Perguntámos se era possível que este espaço recebesse turistas e escolas. Resposta positiva; não sendo o mais frequente público, os turistas em grupos organizados podem visitar o espaço com a ajuda de uma guia, o que se torna uma mais-valia importante para quem tenha sobre o tema apenas noções difusas. Salda explica-nos que o museu recebe cerca de 2000 visitas anuais. Eu acho pouco, tendo em conta a riqueza quer do espólio recolhido, quer da importância simbólica do mesmo. Com as devidas distâncias, o Espaço Memória e Fronteira evoca o humanismo que há em cada um de nós, de uma forma semelhante a visita à casa de Anne Frank em Amsterdão: percebemos a injustiça que existe nas ditaduras, o grito mudo que se dá,e é mudo porque existem olhos e ouvidos que nos tolhiam a voz! Vir a este espaço é reencontrar a alma humana e alegrar-se pelo facto de termos estado no lado certo da história!

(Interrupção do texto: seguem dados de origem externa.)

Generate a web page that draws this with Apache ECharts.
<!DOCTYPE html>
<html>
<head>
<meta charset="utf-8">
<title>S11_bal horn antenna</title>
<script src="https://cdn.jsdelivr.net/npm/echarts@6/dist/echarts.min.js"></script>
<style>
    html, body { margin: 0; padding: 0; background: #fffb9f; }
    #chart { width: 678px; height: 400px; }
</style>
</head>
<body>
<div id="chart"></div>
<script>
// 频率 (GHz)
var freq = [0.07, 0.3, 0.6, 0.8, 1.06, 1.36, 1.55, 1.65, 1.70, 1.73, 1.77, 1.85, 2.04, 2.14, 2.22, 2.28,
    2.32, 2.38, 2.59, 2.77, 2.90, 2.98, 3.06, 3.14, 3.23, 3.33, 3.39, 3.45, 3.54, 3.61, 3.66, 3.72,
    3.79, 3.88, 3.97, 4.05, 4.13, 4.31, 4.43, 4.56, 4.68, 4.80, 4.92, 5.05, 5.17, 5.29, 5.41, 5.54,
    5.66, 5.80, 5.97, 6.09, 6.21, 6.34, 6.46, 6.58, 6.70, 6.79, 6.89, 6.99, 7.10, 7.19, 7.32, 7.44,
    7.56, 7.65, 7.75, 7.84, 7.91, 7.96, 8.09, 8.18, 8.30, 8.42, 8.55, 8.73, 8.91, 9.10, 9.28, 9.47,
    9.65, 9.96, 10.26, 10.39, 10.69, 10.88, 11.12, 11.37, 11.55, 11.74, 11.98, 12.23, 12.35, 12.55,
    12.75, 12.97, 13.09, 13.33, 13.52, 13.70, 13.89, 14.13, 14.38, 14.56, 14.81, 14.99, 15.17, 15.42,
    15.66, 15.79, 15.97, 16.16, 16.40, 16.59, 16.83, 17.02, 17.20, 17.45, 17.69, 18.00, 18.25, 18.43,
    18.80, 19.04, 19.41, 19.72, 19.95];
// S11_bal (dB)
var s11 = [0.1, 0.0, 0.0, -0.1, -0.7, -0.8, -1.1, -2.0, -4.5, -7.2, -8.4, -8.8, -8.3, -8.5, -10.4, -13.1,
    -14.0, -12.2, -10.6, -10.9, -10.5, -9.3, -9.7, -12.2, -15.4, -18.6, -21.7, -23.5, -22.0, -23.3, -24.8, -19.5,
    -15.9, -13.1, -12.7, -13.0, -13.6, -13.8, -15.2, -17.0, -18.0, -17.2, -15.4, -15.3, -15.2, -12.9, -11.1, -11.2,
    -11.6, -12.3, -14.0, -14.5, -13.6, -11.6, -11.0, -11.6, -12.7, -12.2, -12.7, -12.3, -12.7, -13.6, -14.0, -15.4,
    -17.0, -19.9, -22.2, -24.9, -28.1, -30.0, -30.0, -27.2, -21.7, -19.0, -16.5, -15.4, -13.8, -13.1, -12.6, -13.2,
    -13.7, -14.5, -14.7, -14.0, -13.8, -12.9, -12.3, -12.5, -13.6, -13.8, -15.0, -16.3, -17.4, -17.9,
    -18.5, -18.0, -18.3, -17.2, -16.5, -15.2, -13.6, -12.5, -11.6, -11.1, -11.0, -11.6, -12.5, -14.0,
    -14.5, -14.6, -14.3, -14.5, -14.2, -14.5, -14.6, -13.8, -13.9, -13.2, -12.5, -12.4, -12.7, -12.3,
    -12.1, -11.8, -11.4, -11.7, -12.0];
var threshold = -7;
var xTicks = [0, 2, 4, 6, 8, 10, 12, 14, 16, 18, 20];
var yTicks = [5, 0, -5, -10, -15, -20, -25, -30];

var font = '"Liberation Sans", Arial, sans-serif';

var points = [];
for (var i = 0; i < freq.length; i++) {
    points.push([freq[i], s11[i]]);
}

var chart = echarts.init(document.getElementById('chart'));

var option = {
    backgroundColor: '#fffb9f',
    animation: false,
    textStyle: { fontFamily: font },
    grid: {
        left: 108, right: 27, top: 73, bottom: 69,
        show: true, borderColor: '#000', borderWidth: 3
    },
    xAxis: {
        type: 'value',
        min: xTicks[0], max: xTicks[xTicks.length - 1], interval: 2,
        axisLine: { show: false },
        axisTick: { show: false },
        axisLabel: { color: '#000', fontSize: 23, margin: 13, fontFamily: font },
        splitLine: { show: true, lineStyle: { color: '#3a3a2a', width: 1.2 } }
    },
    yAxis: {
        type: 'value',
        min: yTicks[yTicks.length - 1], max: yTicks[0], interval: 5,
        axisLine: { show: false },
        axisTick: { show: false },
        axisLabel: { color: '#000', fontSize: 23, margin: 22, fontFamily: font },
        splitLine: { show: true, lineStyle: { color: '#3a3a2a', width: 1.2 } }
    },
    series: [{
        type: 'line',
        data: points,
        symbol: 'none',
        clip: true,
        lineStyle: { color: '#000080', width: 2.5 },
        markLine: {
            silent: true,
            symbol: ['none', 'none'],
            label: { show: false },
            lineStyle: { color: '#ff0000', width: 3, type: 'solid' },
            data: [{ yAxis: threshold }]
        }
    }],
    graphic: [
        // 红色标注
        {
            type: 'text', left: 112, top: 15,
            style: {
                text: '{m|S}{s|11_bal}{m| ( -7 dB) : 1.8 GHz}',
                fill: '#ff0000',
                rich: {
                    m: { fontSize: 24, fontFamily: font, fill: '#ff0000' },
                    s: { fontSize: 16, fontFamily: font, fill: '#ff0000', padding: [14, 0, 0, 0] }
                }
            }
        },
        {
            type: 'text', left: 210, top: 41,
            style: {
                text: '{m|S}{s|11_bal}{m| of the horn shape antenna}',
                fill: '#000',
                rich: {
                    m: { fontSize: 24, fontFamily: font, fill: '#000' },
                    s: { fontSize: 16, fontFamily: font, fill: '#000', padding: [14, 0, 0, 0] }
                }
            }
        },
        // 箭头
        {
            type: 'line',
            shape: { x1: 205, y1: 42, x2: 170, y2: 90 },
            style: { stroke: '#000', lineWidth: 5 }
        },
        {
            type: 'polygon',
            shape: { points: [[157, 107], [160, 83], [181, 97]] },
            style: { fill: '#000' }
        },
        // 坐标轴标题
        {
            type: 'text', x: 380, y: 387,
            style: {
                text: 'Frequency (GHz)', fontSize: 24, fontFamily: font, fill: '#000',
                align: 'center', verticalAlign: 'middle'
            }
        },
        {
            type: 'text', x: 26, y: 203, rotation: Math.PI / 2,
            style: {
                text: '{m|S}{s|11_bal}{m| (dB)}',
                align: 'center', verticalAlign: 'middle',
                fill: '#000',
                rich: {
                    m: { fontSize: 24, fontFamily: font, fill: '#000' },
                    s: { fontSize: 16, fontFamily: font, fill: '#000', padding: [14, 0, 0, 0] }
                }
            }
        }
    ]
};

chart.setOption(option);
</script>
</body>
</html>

Se quer visitar este excelente museu, saiba que está aberto no horário normal (9-12h/ 14-17h) , a entrada custa 1 Euro, fica situado mesmo à entrada de Melgaço, antes de se chegar ao centro histórico e - curiosidade irónica- ocupa as instalações do antigo matadouro, onde terão sido abatidos tantos animais que provinham de contrabando! Tem espaço para estacionamento (4 carros) mas pode sempre entrar pelo lado do centro da vila, deixando o carro junto ao Quartel dos Bombeiros ou Câmara Municipal.


Se desejar uma visita guiada, esta está disponível, embora tenha um custo acrescido ao bilhete e deverá ser marcada consoante a disponibilidade dos serviços. Uma óptima maneira de se perceber como é romântico este território!